## What is needed
Set down the data below from its first line to the line holding "(ssp) at (416,0);", inclusive; omit all pictures.

## Data provided
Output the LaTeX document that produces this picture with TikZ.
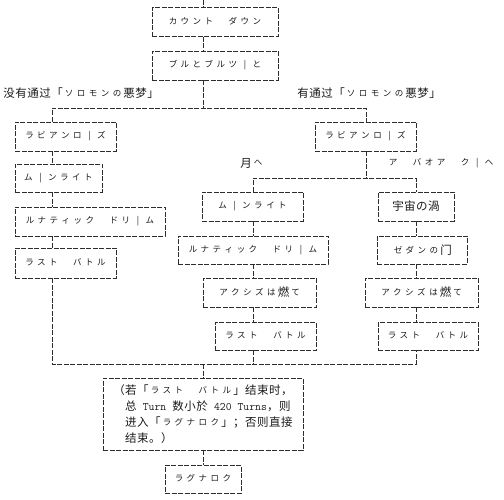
\documentclass[tikz,border=0pt]{standalone}
\usepackage{fontspec}
\setmainfont{Noto Sans CJK SC}
\usetikzlibrary{positioning,calc}
\definecolor{asline}{RGB}{45,45,45}
\definecolor{astext}{RGB}{25,25,25}
\newcommand\kanafont{\fontsize{8.5}{9}\selectfont}
\def\hanloop#1{\ifx#1\relax\else\makebox[12pt]{#1}\expandafter\hanloop\fi}
\def\kanaloop#1{\ifx#1\relax\else\makebox[12pt]{\raisebox{1.2pt}{\kanafont#1}}\expandafter\kanaloop\fi}
\newcommand\han[1]{\hanloop#1\relax}
\newcommand\kana[1]{\kanaloop#1\relax}
\newcommand\asc[1]{{\ttfamily\fontsize{11.4}{12}\selectfont#1}}

\begin{document}
\begin{tikzpicture}[x=1pt, y=-1pt,
  box/.style={draw=asline, dash pattern=on 5pt off 1.5pt, line width=0.8pt, minimum height=29pt, inner sep=0pt, text=astext, font=\fontsize{11.5}{14}\selectfont},
  link/.style={draw=asline, dash pattern=on 5pt off 1.5pt, line width=0.8pt},
  lbl/.style={anchor=west, inner sep=0pt, text=astext, font=\fontsize{11.5}{14}\selectfont}
]
  \useasboundingbox (0,0) rectangle (504,500);

  %% Spines of the columns
  \coordinate (top) at (203,0);
  \coordinate (lsp) at (52,0);
  \coordinate (rsp) at (366,0);
  \coordinate (msp) at (253,0);
  \coordinate (ssp) at (416,0);

  %% Common start
  \node[box, minimum width=126pt] (cd) at (215,22) {\kana{カウント　ダウン}};
  \node[box, minimum width=126pt] (bb) at (215,65.5) {\kana{ブルとブルツ|と}};
  \draw[link] (top) -- (top |- cd.north);
  \draw[link] (cd.south -| top) -- (bb.north -| top);

  %% First split
  \coordinate (s1c) at (203,108);
  \coordinate (s1l) at (52,108);
  \coordinate (s1r) at (366,108);
  \node[lbl] (nolbl) at (3,93) {\han{没有通过「}\kana{ソロモンの}\han{悪梦」}};
  \node[lbl] (yeslbl) at (297,93) {\han{有通过「}\kana{ソロモンの}\han{悪梦」}};
  \draw[link] (bb.south -| top) -- (s1c);

  %% Left column
  \node[box, minimum width=101pt] (l1) at (65.5,136.5) {\kana{ラビアンロ|ズ}};
  \node[box, minimum width=87pt, minimum height=28pt] (l2) at (58.5,178) {\kana{ム|ンライト}};
  \node[box, minimum width=150pt] (l3) at (90,221.5) {\kana{ルナティック　ドリ|ム}};
  \node[box, minimum width=101pt, minimum height=30pt] (l4) at (65.5,263) {\kana{ラスト　バトル}};
  \draw[link] (l1.south -| lsp) -- (l2.north -| lsp);
  \draw[link] (l2.south -| lsp) -- (l3.north -| lsp);
  \draw[link] (l3.south -| lsp) -- (l4.north -| lsp);

  %% Right column
  \node[box, minimum width=101pt] (r1) at (365.5,136.5) {\kana{ラビアンロ|ズ}};
  \draw[link] (l1.north -| lsp) -- (s1l) -- (s1r) -- (rsp |- r1.north);
  \coordinate (s2c) at (366,178);
  \coordinate (s2l) at (253,178);
  \coordinate (s2r) at (416,178);
  \node[lbl] (moonlbl) at (240,163) {\han{月}\kana{へ}};
  \node[lbl] (abaoalbl) at (387,163) {\kana{ア　バオア　ク|へ}};
  \draw[link] (r1.south -| rsp) -- (s2c);

  %% Moon branch
  \node[box, minimum width=101pt] (m1) at (252.5,206.5) {\kana{ム|ンライト}};
  \node[box, minimum width=150pt, minimum height=28pt] (m2) at (253,250) {\kana{ルナティック　ドリ|ム}};
  \node[box, minimum width=113pt] (m3) at (259.5,292.5) {\kana{アクシズは}\han{燃}\kana{て}};
  \node[box, minimum width=101pt, minimum height=28pt] (m4) at (265.5,336) {\kana{ラスト　バトル}};
  \draw[link] (m1.south -| msp) -- (m2.north -| msp);
  \draw[link] (m2.south -| msp) -- (m3.north -| msp);
  \draw[link] (m3.south -| msp) -- (m4.north -| msp);

  %% A Baoa Qu branch
  \node[box, minimum width=76pt] (u1) at (416,206.5) {\han{宇宙の渦}};
  \node[box, minimum width=90pt, minimum height=28pt] (u2) at (422,250) {\kana{ゼダンの}\han{门}};
  \node[box, minimum width=113pt] (u3) at (421.5,292.5) {\kana{アクシズは}\han{燃}\kana{て}};
  \node[box, minimum width=100pt, minimum height=28pt] (u4) at (428,336) {\kana{ラスト　バトル}};
  \draw[link] (m1.north -| msp) -- (s2l) -- (s2r) -- (ssp |- u1.north);
  \draw[link] (u1.south -| ssp) -- (u2.north -| ssp);
  \draw[link] (u2.south -| ssp) -- (u3.north -| ssp);
  \draw[link] (u3.south -| ssp) -- (u4.north -| ssp);

  %% Merge
  \coordinate (mgl) at (52,364);
  \coordinate (mgc) at (203,364);
  \coordinate (mgm) at (253,364);
  \coordinate (mgr) at (416,364);
  \draw[link] (l4.south -| lsp) -- (mgl) -- (mgr) -- (u4.south -| ssp);
  \draw[link] (m4.south -| msp) -- (mgm);

  %% Condition and end
  \node[box, minimum width=200pt, minimum height=72pt, align=left, font=\fontsize{11.5}{16}\selectfont] (cond) at (203,414)
    {\han{（若「}\kana{ラスト　バトル}\han{」结束时，}\\
     \han{　总}\asc{~Turn~}\han{数小於}\asc{~420~Turns}\han{，则}\\
     \han{　进入「}\kana{ラグナロク}\han{」；否则直接}\\
     \han{　结束。）}};
  \node[box, minimum width=76pt, minimum height=28pt] (rag) at (203,479) {\kana{ラグナロク}};
  \draw[link] (mgc) -- (cond.north -| top);
  \draw[link] (cond.south -| top) -- (rag.north -| top);
\end{tikzpicture}
\end{document}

## Output below
Output the LaTeX document that produces this picture with TikZ.
\documentclass[tikz,border=0pt]{standalone}
\usepackage{fontspec}
\setmainfont{Noto Sans CJK SC}
\usetikzlibrary{positioning,calc}
\definecolor{asline}{RGB}{45,45,45}
\definecolor{astext}{RGB}{25,25,25}
\newcommand\kanafont{\fontsize{8.5}{9}\selectfont}
\def\hanloop#1{\ifx#1\relax\else\makebox[12pt]{#1}\expandafter\hanloop\fi}
\def\kanaloop#1{\ifx#1\relax\else\makebox[12pt]{\raisebox{1.2pt}{\kanafont#1}}\expandafter\kanaloop\fi}
\newcommand\han[1]{\hanloop#1\relax}
\newcommand\kana[1]{\kanaloop#1\relax}
\newcommand\asc[1]{{\ttfamily\fontsize{11.4}{12}\selectfont#1}}

\begin{document}
\begin{tikzpicture}[x=1pt, y=-1pt,
  box/.style={draw=asline, dash pattern=on 5pt off 1.5pt, line width=0.8pt, minimum height=29pt, inner sep=0pt, text=astext, font=\fontsize{11.5}{14}\selectfont},
  link/.style={draw=asline, dash pattern=on 5pt off 1.5pt, line width=0.8pt},
  lbl/.style={anchor=west, inner sep=0pt, text=astext, font=\fontsize{11.5}{14}\selectfont}
]
  \useasboundingbox (0,0) rectangle (504,500);

  %% Spines of the columns
  \coordinate (top) at (203,0);
  \coordinate (lsp) at (52,0);
  \coordinate (rsp) at (366,0);
  \coordinate (msp) at (253,0);
  \coordinate (ssp) at (416,0);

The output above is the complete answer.